Doulas and Epidurals

"Doula" and "Epidural" aren't usually 2 words that you think of in conjunction to one another. *Usually* you think of natural birth when you think of a doula. But that is a common misconception. Sure, some doulas prefer to support natural births and there have been the "horror stories" of doulas leaving the birth once the birthing person chooses an epidural. But I'm going to bust that reasoning and hopefully by the end of this blog, you'll realize that not only is having a doula present if you're planning on having an epidural a good idea, but your doula can also be a valuable member of your birth experience regardless of how you plan on doing birth!

1. Doulas support all birth.

Unmedicated, epidural, cesarean alike, doulas are there to support you through all the changes and unpredicatableness that encompasses birth! 

"The only predictable thing about birth is that birth is unpredictable."

2. Doulas are emotional support.

Birth is more than just physical work - it is emotional work. Even if your birth goes exactly as outlined in your birth plan, you may have a lot of emotional ups and downs happening that you need someone who is there specifically for you and to help you process. But even if your birth plan takes a detour, having a doula present to support you through those decisions, can be the difference in having a positive experience. 

Even if your birth does not go according to plan, that does not always mean your experience will be a bad one. How you feel and are treated is what matters.

3. Epidurals are a pretty great thing.

I know I may catch some heat from this, but let's be honest - nobody likes pain (Ok, some people like pain, but that's another topic for another day for another person). When we have a bad headache and our natural techniques aren't cutting it, we reach for a painkiller. When we are having some serious period cramps, we take Motrin, curl up with a heat pad and sleep it off. When we get work done on our teeth, the dentist numbs us. And when labor gets too intense and our pain threshold is reached, or it's more than we anticipated, there is a medical intervention to help called an epidural. 

Getting an epidural does not mean your body failed you or that you failed your baby or need to throw away your birth plan or are any less in need of a doula's support.

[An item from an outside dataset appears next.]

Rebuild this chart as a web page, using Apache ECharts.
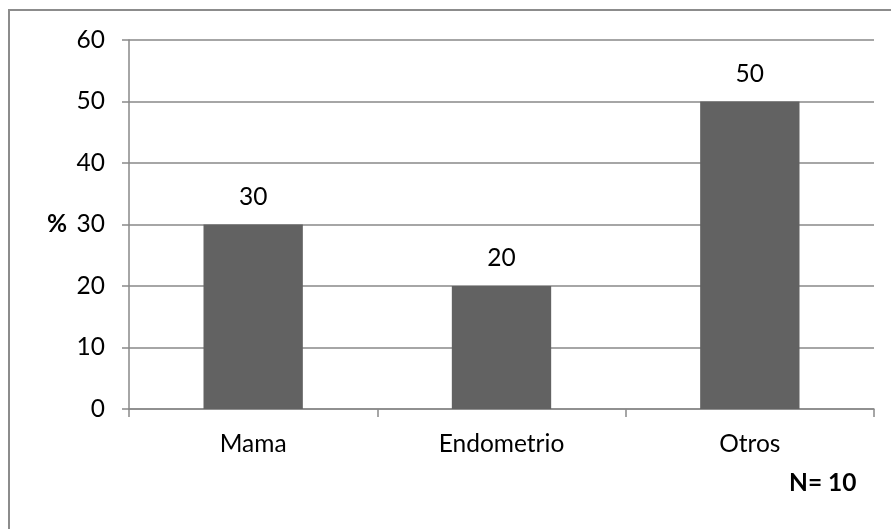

Here are a few practical ways that your doula can help you after you get an epidural:

  • Emotional support - giving you the tools you need to process the things that have happened up to that point. 
  • Suggesting and helping you move into position changes so that you're not only comfortable, but also allowing your body to work for you still. 
  • Making sure you are hydrated and can rest.
  • Reminding your partner to rest, hydrate, use the restroom and get something to eat. Many partners don't want to leave because they feel guilty about leaving their partner alone.
  • Encouraging you in the rest of your birth plan. Maybe since you got an epidural, you think that your plans for how you wanted coached pushing, skin-to-skin, delayed cord clamping, breastfeeding, and so many more aspects in your birth preferences changed. But no - your birth plan can and should evolve with the situation. 

An epidural can mean a positive birth experience for many women. And having a doula to walk with you every step of the way can make it that much better!